Obviously, these unintended consequences from an outdated model ordinance are the byproduct of an old, bad law repudiated by most of the cities that enacted it. Lewiston should have rejected the 1996 model and, instead, consider an ordinance more representative of mainstream anti-graffiti laws in 2007. In fact, South Portland is considering whether to replace its current law with a more state-of-the art anti-graffiti ordinance.

A huge step in the right direction would be narrowing the definitions of graffiti implements. In addition, the ordinance should move away from the impractical prohibition of school children possessing basic supplies. Similarly, the offensive provision requiring city permission to possess pens and markers in city property needs to be changed.

Making it an offense to posses specific graffiti implements under circumstances that shows clear intent to commit graffiti is a better approach. In addition, Lewiston should seriously consider a rapid removal provision, as rapid removal of graffiti has been identified as the single most important and effective way to prevent its recurrence.

What about graffiti walls? The research appears to cast doubt on their effectiveness, but every municipality is different and graffiti walls may just prove effective in Lewiston.

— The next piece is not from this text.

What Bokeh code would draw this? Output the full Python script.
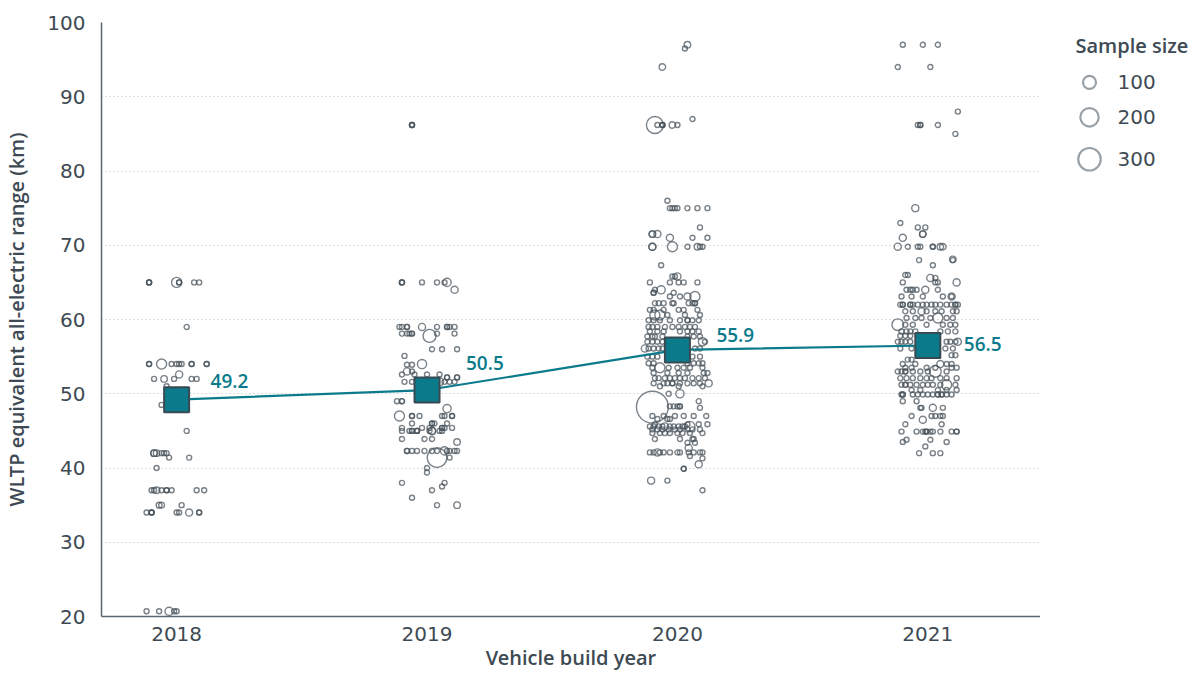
import numpy as np
from bokeh.plotting import figure
from bokeh.layouts import row
from bokeh.models import Range1d, FixedTicker, ColumnDataSource
from bokeh.core.properties import value
from bokeh.embed import file_html
from bokeh.resources import INLINE

# ---------------- data ----------------
years = [2018, 2019, 2020, 2021]
mean_range = [49.2, 50.5, 55.9, 56.5]
mean_labels = ["49.2", "50.5", "55.9", "56.5"]
y_ticks = [20, 30, 40, 50, 60, 70, 80, 90, 100]
legend_sizes = [100, 200, 300]
SMALL_N = 15  # sample size of the many small models

# small models: (range km, [jitter from build year, in years])
small_2018 = [
    (65, [-0.11, -0.11, -0.11, 0.01, 0.01, 0.07, 0.09]),
    (59, [0.04]),
    (54, [-0.11, -0.11, -0.02, 0.0, 0.01, 0.02, 0.06, 0.06, 0.12, 0.12]),
    (52, [-0.09, -0.01, 0.06, 0.08]),
    (51, [-0.04]),
    (48.5, [-0.06]),
    (45, [0.04]),
    (42, [-0.06, -0.05, -0.04]),
    (41.4, [-0.03, 0.05]),
    (40, [-0.08]),
    (37, [-0.10, -0.09, -0.06, -0.04, -0.04, -0.02, 0.08, 0.11]),
    (35, [0.02]),
    (34, [-0.12, -0.10, -0.10, -0.10, 0.0, 0.01, 0.09, 0.09]),
    (20.7, [-0.12, -0.07, -0.01, 0.0]),
]
# larger models: (jitter, range km, sample size)
big_2018 = [(0.0, 65, 60), (-0.06, 54, 60), (-0.05, 52, 25), (0.01, 52.6, 30),
            (-0.09, 42, 25), (-0.09, 42, 25), (-0.08, 42, 25), (-0.08, 37, 25),
            (-0.07, 35, 20), (-0.06, 35, 20), (0.05, 34, 30), (-0.03, 20.7, 40)]

small_2019 = [
    (86.2, [-0.06, -0.06, -0.06]),
    (65, [-0.10, -0.10, -0.10, -0.02, 0.04, 0.07]),
    (59, [-0.11, -0.10, -0.08, -0.08, 0.04, 0.08, 0.08, 0.09, 0.11]),
    (58.1, [-0.10, -0.08, -0.07, -0.06, -0.06, 0.04, 0.11]),
    (56, [0.02, 0.06, 0.12]),
    (55.1, [-0.09]),
    (53.9, [-0.08, -0.06]),
    (53, [-0.06]),
    (52.6, [-0.10, -0.05, 0.0, 0.05]),
    (52.2, [0.08, 0.08, 0.12, 0.12]),
    (51.6, [-0.09, -0.06, -0.04, 0.0, 0.04, 0.07, 0.09, 0.11]),
    (49, [-0.12, -0.10, -0.10]),
    (47, [-0.06, -0.06, -0.03, 0.06, 0.07, 0.10, 0.10]),
    (46, [-0.06, 0.02, 0.02, 0.03, 0.08]),
    (45.4, [-0.10, -0.02, 0.01, 0.06, 0.06, 0.07, 0.10]),
    (45, [-0.10, -0.07, -0.06, -0.06, -0.04, -0.04, -0.04, 0.01, 0.05, 0.06]),
    (43.9, [-0.10, -0.01, 0.02]),
    (42.3, [-0.08, -0.08, -0.06, -0.04, -0.01, 0.02, 0.04, 0.08, 0.09, 0.11, 0.12]),
    (41.4, [0.09]),
    (40, [0.0]),
    (39.4, [0.0]),
    (38, [-0.10, 0.07]),
    (37.5, [0.06]),
    (37, [0.02]),
    (36, [-0.06]),
    (35, [0.04]),
]
big_2019 = [(0.08, 65, 40), (0.11, 64, 30), (-0.02, 59, 30), (0.01, 57.8, 100),
            (-0.02, 54, 50), (-0.08, 53, 30), (0.05, 51.6, 40), (0.08, 48, 40),
            (-0.11, 47, 60), (0.02, 45, 30), (0.02, 45, 30), (0.07, 42.3, 40),
            (0.04, 41.4, 230), (0.12, 43.5, 25), (0.12, 35, 25)]

small_2020 = [
    (96.5, [0.03]),
    (87, [0.06]),
    (86.2, [-0.08, -0.06, -0.06, -0.06, 0.0]),
    (76, [-0.04]),
    (75, [-0.03, -0.02, -0.01, 0.0, 0.04, 0.08, 0.12]),
    (72.4, [0.09]),
    (71, [0.06, 0.12]),
    (69.8, [0.04, 0.09, 0.10]),
    (67.3, [-0.065]),
    (65.8, [-0.02, -0.01]),
    (65.0, [-0.11, -0.03, 0.005, 0.025, 0.08]),
    (64.0, [-0.09]),
    (63.6, [-0.095, -0.095, -0.015]),
    (63.1, [-0.03, 0.01]),
    (62.2, [-0.09, -0.075, -0.055, -0.02, -0.015, 0.045, 0.06, 0.07, 0.07]),
    (61.3, [-0.11, -0.095, -0.055, 0.005, 0.025, 0.08]),
    (60.6, [-0.04, 0.03, 0.09]),
    (59.9, [-0.115, -0.095, -0.07, -0.03, 0.01, 0.04, 0.04, 0.06, 0.085]),
    (59.0, [-0.115, -0.10, -0.08, -0.05, -0.02, 0.005, 0.03, 0.05, 0.07]),
    (58.4, [-0.11, -0.08, -0.055, 0.01, 0.04, 0.06, 0.085]),
    (57.7, [-0.12, -0.10, -0.09, -0.06, 0.04, 0.065, 0.09]),
    (57.0, [-0.12, -0.10, -0.08, -0.06, 0.11]),
    (56.1, [-0.115, -0.095, -0.075, -0.06, 0.07, 0.09]),
    (55.0, [-0.12, -0.10, -0.08, 0.06, 0.09]),
    (54.1, [-0.115, -0.095, 0.04, 0.065, 0.085, 0.10]),
    (53.5, [-0.10, -0.035, 0.0, 0.025, 0.05, 0.10]),
    (52.8, [-0.095, -0.04, 0.005, 0.04, 0.105, 0.12]),
    (52.1, [-0.09, -0.075, -0.05, -0.03, -0.01, 0.01, 0.03, 0.06, 0.085, 0.11]),
    (51.4, [-0.095, -0.055, -0.04, -0.02, -0.02, 0.01, 0.04, 0.065, 0.09]),
    (51.0, [-0.07, 0.005, 0.10]),
    (50.0, [-0.035]),
    (49.0, [0.085]),
    (48.3, [-0.03, -0.015, 0.0, 0.01, 0.01]),
    (48.1, [0.09]),
    (47.0, [-0.10, -0.055, -0.01, 0.025, 0.065, 0.115]),
    (46.6, [-0.08, -0.04, -0.03]),
    (45.9, [-0.09, 0.04, 0.085, 0.12]),
    (45.6, [-0.11, -0.095, -0.075, -0.06, -0.03, -0.015, 0.005, 0.02, 0.03]),
    (45.2, [-0.10, -0.08, -0.06, -0.035, -0.01, 0.01, 0.04, 0.06, 0.09]),
    (44.7, [-0.10, -0.07, -0.05, -0.03, 0.0, 0.02, 0.05, 0.10]),
    (43.9, [-0.09, 0.01, 0.06, 0.065]),
    (43.4, [0.04, 0.07]),
    (42.1, [-0.11, -0.095, -0.07, -0.055, -0.03, 0.0, 0.01, 0.045, 0.065, 0.09, 0.10]),
    (41.6, [0.05]),
    (41.3, [0.10]),
    (39.9, [0.025, 0.025]),
    (38.3, [-0.04]),
    (37.0, [0.10]),
]
big_2020 = [(0.04, 97, 25), (-0.06, 94, 25), (-0.09, 86.2, 170), (-0.02, 86.2, 25),
            (-0.10, 71.5, 25), (-0.10, 71.5, 25), (-0.08, 71.5, 30), (-0.03, 71, 30),
            (-0.10, 69.8, 30), (-0.10, 69.8, 30), (-0.02, 69.8, 60), (0.08, 69.8, 25),
            (0.0, 65.8, 30), (-0.065, 64.0, 40), (0.04, 63.1, 30), (0.07, 63.1, 60),
            (-0.09, 60.6, 60), (-0.07, 60.6, 60), (0.10, 57.0, 40), (-0.13, 56.1, 30),
            (-0.07, 53.5, 60), (0.125, 51.4, 30), (0.01, 50.0, 40), (-0.10, 48.2, 600),
            (-0.05, 45.6, 30), (0.05, 45.6, 60), (0.045, 42.7, 30), (-0.08, 42.1, 30),
            (0.085, 40.5, 30), (-0.105, 38.3, 30)]

small_2021 = [
    (97, [-0.10, -0.02, 0.04]),
    (94, [-0.12, 0.01]),
    (88, [0.12]),
    (86.2, [-0.04, -0.03, -0.03, 0.04]),
    (85, [0.11]),
    (73, [-0.11]),
    (72.4, [-0.04, -0.01]),
    (69.8, [-0.08, -0.04, -0.03, 0.02, 0.02]),
    (68.0, [-0.035, 0.10]),
    (67.3, [0.02]),
    (66.0, [-0.09, -0.08]),
    (65.6, [0.03]),
    (65.0, [-0.10, 0.03, 0.04]),
    (64.0, [-0.085, -0.07, -0.06, -0.045, 0.04]),
    (63.1, [-0.105, -0.065, -0.02, 0.06, 0.095]),
    (62.0, [-0.11, -0.10, -0.10, -0.07, -0.07, -0.06, -0.04, -0.02, -0.005, 0.015,
            0.03, 0.05, 0.075, 0.095, 0.11, 0.11, 0.12]),
    (61.1, [-0.09, -0.06, -0.005, 0.03, 0.055, 0.10, 0.115]),
    (60.2, [-0.085, -0.05, -0.025, 0.01, 0.075, 0.10]),
    (59.3, [-0.09, -0.06, -0.005, 0.06, 0.09, 0.11]),
    (58.4, [-0.105, -0.085, -0.07, -0.05, 0.05, 0.08, 0.11]),
    (57.8, [-0.11, -0.09, -0.07]),
    (57.0, [-0.12, -0.105, -0.09, -0.07, 0.075, 0.09, 0.11]),
    (56.1, [-0.11, -0.065, 0.07, 0.10]),
    (55.2, [0.095, 0.11]),
    (54.6, [-0.08, -0.065]),
    (54.0, [-0.10, -0.05, 0.075, 0.095]),
    (53.5, [-0.09, -0.065, -0.005, 0.03, 0.095, 0.115]),
    (53.0, [-0.12, -0.105, -0.09, -0.09, -0.06, -0.03, 0.0, 0.075]),
    (52.1, [-0.11, -0.085, -0.06, -0.03, -0.005, 0.015, 0.05, 0.075, 0.115]),
    (51.2, [-0.105, -0.09, -0.09, -0.07, -0.045, -0.02, 0.0, 0.02, 0.05, 0.11]),
    (50.5, [-0.065, -0.03, 0.04, 0.075, 0.115]),
    (49.9, [-0.105, -0.10, -0.10, -0.06, -0.04, -0.02, 0.0, 0.02, 0.04, 0.04,
            0.055, 0.055, 0.075, 0.095]),
    (49.0, [-0.10, -0.045]),
    (48.1, [-0.03, -0.025, 0.06]),
    (47.0, [-0.065, 0.015, 0.03, 0.05, 0.06]),
    (45.9, [-0.09, 0.055]),
    (44.9, [-0.105, -0.045, -0.02, -0.01, -0.005, -0.005, 0.01, 0.02, 0.05, 0.095,
            0.115, 0.115]),
    (43.8, [-0.085, 0.01]),
    (43.5, [-0.10, 0.075]),
    (42.9, [-0.01]),
    (42.0, [-0.035, 0.02, 0.05]),
]
big_2021 = [(-0.05, 75, 30), (-0.02, 71.5, 25), (-0.02, 71.5, 25), (-0.10, 71, 30),
            (-0.12, 69.8, 30), (0.05, 69.8, 25), (0.06, 69.8, 25), (0.10, 68.1, 25),
            (0.01, 65.6, 30), (0.115, 65.0, 30), (-0.01, 64.0, 30), (0.095, 63.1, 30),
            (-0.025, 61.1, 30), (0.04, 60.2, 60), (-0.12, 59.3, 80), (0.12, 57.0, 30),
            (0.05, 54.0, 30), (0.03, 53.0, 80), (0.075, 51.2, 60), (0.02, 48.1, 30),
            (-0.02, 46.5, 30)]

# ---------------- assemble ----------------
TEAL = "#0b7b8b"
TXT = "#3e4a53"
FONT_NAME = "DejaVu Sans"
FONT_SB_NAME = "'Open Sans SemiBold', 'Open Sans'"


def size_of(n):
    return 1.3 * np.sqrt(np.asarray(n, dtype=float))


xs, ys, ns = [], [], []
for yr, small, big in zip(years, [small_2018, small_2019, small_2020, small_2021],
                          [big_2018, big_2019, big_2020, big_2021]):
    for km, jit in small:
        for j in jit:
            xs.append(yr + j); ys.append(km); ns.append(SMALL_N)
    for j, km, n in big:
        xs.append(yr + j); ys.append(km); ns.append(n)

src = ColumnDataSource(dict(x=xs, y=ys, s=size_of(ns)))

H = 673
TOP, BOTTOM = 22, 617  # frame edges (px) shared by both panels of the row
p = figure(width=1040, height=H, x_range=Range1d(2017.7, 2021.45),
           y_range=Range1d(20, 100), toolbar_location=None, output_backend="svg",
           min_border_left=101, min_border_right=0, min_border_top=TOP,
           min_border_bottom=H - BOTTOM)
p.outline_line_color = None
p.background_fill_color = "white"
p.border_fill_color = "white"

p.scatter("x", "y", size="s", source=src, marker="circle", fill_color=None,
          line_color="#46525a", line_alpha=0.72, line_width=1.4)

p.line(years, mean_range, line_color=TEAL, line_width=2.2)
p.scatter(years, mean_range, marker="square", size=25, fill_color=TEAL,
          line_color="#3a4a52", line_width=2)
p.text(years, mean_range, text=mean_labels, x_offset=[34, 39, 39, 36],
       y_offset=[-19, -27, -15, -1], text_color=TEAL, text_font=value(FONT_SB_NAME),
       text_font_size="19px", text_align="left", text_baseline="middle")

# axes
p.xgrid.visible = False
p.ygrid.ticker = FixedTicker(ticks=y_ticks)
p.ygrid.grid_line_color = "#b5babe"
p.ygrid.grid_line_dash = "1 3"
p.ygrid.grid_line_width = 1.2

p.yaxis.ticker = FixedTicker(ticks=y_ticks)
p.xaxis.ticker = FixedTicker(ticks=years)
for ax in (p.xaxis[0], p.yaxis[0]):
    ax.axis_line_color = "#5b6770"
    ax.axis_line_width = 1.5
    ax.major_tick_line_color = None
    ax.minor_tick_line_color = None
    ax.major_label_text_font = FONT_NAME
    ax.major_label_text_font_size = "20px"
    ax.major_label_text_color = TXT
    ax.axis_label_text_font = FONT_SB_NAME
    ax.axis_label_text_font_style = "normal"
    ax.axis_label_text_font_size = "20px"
    ax.axis_label_text_color = TXT

p.yaxis.axis_label = "WLTP equivalent all-electric range (km)"
p.xaxis.axis_label = "Vehicle build year"
p.yaxis.major_label_standoff = 10
p.yaxis.axis_label_standoff = 14
p.xaxis.major_label_standoff = 4
p.xaxis.axis_label_standoff = 0

# legend panel (its frame is aligned with the main frame; y in page pixels)
LW = 160
lg = figure(width=LW, height=H, x_range=Range1d(0, LW), y_range=Range1d(BOTTOM, TOP),
            toolbar_location=None, output_backend="svg", min_border=0,
            min_border_top=TOP, min_border_bottom=H - BOTTOM)
lg.axis.visible = False
lg.grid.visible = False
lg.outline_line_color = None
lg.scatter([49] * 3, [82, 117, 159], size=size_of(legend_sizes), marker="circle",
           fill_color=None, line_color="#9aa1a6", line_width=2.2)
lg.text([35], [45], text=["Sample size"], text_font=value(FONT_SB_NAME),
        text_font_size="20px", text_color=TXT, text_baseline="middle",
        text_align="left")
lg.text([77] * 3, [82, 117, 159], text=[str(v) for v in legend_sizes],
        text_font=value(FONT_NAME), text_font_size="20px", text_color=TXT,
        text_baseline="middle", text_align="left")

layout = row(p, lg)
open("out.html", "w").write(file_html(layout, INLINE))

Although I’m unconvinced that they work, I think the mayor of Lewiston, Laurent Gilbert, deserves credit for his outreach to the community on this issue.

He also deserves credit for his willingness to test the hypothesis that graffiti walls are part of an effective response to unauthorized graffiti. Creativity and open communication are good things and, in the long run, tend to produce good results, so I think the mayor is on the right track, regardless of whether this particular experiment is effective.

South Portland declined the option of a graffiti wall and it will be interesting for both cities to compare their results – along with Portland, so far the state’s only graffiti wall – to see whether a graffiti walls really work in Maine.

Finally, what about self-styled graffiti artists who claim their work is a means of self-expression? That may be so, but unauthorized graffiti is a crime and should be treated as such. Besides, unauthorized graffiti is a limited and outdated means of expression. Millions of people are expressing themselves to the world though their blog, podcast or videocast. Eventually, some graffiti artists will realize instead of spraypainting someone else’s property, they can create their work on a computer, digitize it and publish it to a global audience over the Internet – all without having to break the law.

The next phase after that will occur when some of these publishers develop a business model for commercializing computer-designed graffiti art. Then these outdated anti-graffiti ordinances will really become dinosaurs.

Dave Canarie, of South Portland, is an attorney who has studied anti-graffiti efforts in Maine. The South Portland City Council is scheduled to review changes to its anti-graffiti ordinances on Monday, Dec. 10.